_Objective:_
Transcribe the material in full. Nothing should differ except that the pictures are left out.
--- start ---
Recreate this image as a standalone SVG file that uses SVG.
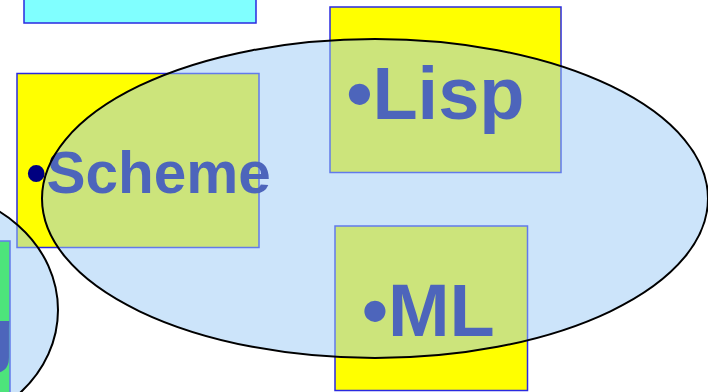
<svg xmlns="http://www.w3.org/2000/svg" width="708" height="392" viewBox="0 0 708 392">
  <style>
    .box { stroke: #2A2AE0; stroke-width: 1.5; }
    .yellow { fill: #FFFF00; }
    .lbl { font-family: "Liberation Sans", Arial, sans-serif; font-weight: bold; fill: #000080; }
    .cloud { fill: #99C9F5; fill-opacity: 0.5; stroke: #000000; stroke-width: 2; }
  </style>
  <rect width="708" height="392" fill="#FFFFFF"/>
  <g id="top-box">
    <rect class="box" x="24" y="-10" width="232" height="33" fill="#80FFFF"/>
  </g>
  <g id="scheme">
    <rect class="box yellow" x="17" y="73.5" width="242" height="174"/>
    <text class="lbl" x="26" y="193" font-size="58.5">•Scheme</text>
  </g>
  <g id="lisp">
    <rect class="box yellow" x="330" y="7" width="231" height="165.5"/>
    <text class="lbl" x="346.5" y="119" font-size="74">•Lisp</text>
  </g>
  <g id="ml">
    <rect class="box yellow" x="335" y="226" width="192.5" height="164.5"/>
    <text class="lbl" x="362" y="336" font-size="74">•ML</text>
  </g>
  <g id="left-box">
    <rect class="box" x="-20" y="241" width="30" height="170" fill="#00FF00"/>
    <text class="lbl" x="-30" y="359" font-size="72">g</text>
  </g>
  <g id="left-group">
    <ellipse class="cloud" cx="-79" cy="310" rx="137" ry="120"/>
  </g>
  <g id="main-group">
    <ellipse class="cloud" cx="375" cy="198.5" rx="333" ry="159.5"/>
  </g>
</svg>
--- end ---
_Complete output:_
Recreate this image as a standalone SVG file that uses SVG.
<svg xmlns="http://www.w3.org/2000/svg" width="708" height="392" viewBox="0 0 708 392">
  <style>
    .box { stroke: #2A2AE0; stroke-width: 1.5; }
    .yellow { fill: #FFFF00; }
    .lbl { font-family: "Liberation Sans", Arial, sans-serif; font-weight: bold; fill: #000080; }
    .cloud { fill: #99C9F5; fill-opacity: 0.5; stroke: #000000; stroke-width: 2; }
  </style>
  <rect width="708" height="392" fill="#FFFFFF"/>
  <g id="top-box">
    <rect class="box" x="24" y="-10" width="232" height="33" fill="#80FFFF"/>
  </g>
  <g id="scheme">
    <rect class="box yellow" x="17" y="73.5" width="242" height="174"/>
    <text class="lbl" x="26" y="193" font-size="58.5">•Scheme</text>
  </g>
  <g id="lisp">
    <rect class="box yellow" x="330" y="7" width="231" height="165.5"/>
    <text class="lbl" x="346.5" y="119" font-size="74">•Lisp</text>
  </g>
  <g id="ml">
    <rect class="box yellow" x="335" y="226" width="192.5" height="164.5"/>
    <text class="lbl" x="362" y="336" font-size="74">•ML</text>
  </g>
  <g id="left-box">
    <rect class="box" x="-20" y="241" width="30" height="170" fill="#00FF00"/>
    <text class="lbl" x="-30" y="359" font-size="72">g</text>
  </g>
  <g id="left-group">
    <ellipse class="cloud" cx="-79" cy="310" rx="137" ry="120"/>
  </g>
  <g id="main-group">
    <ellipse class="cloud" cx="375" cy="198.5" rx="333" ry="159.5"/>
  </g>
</svg>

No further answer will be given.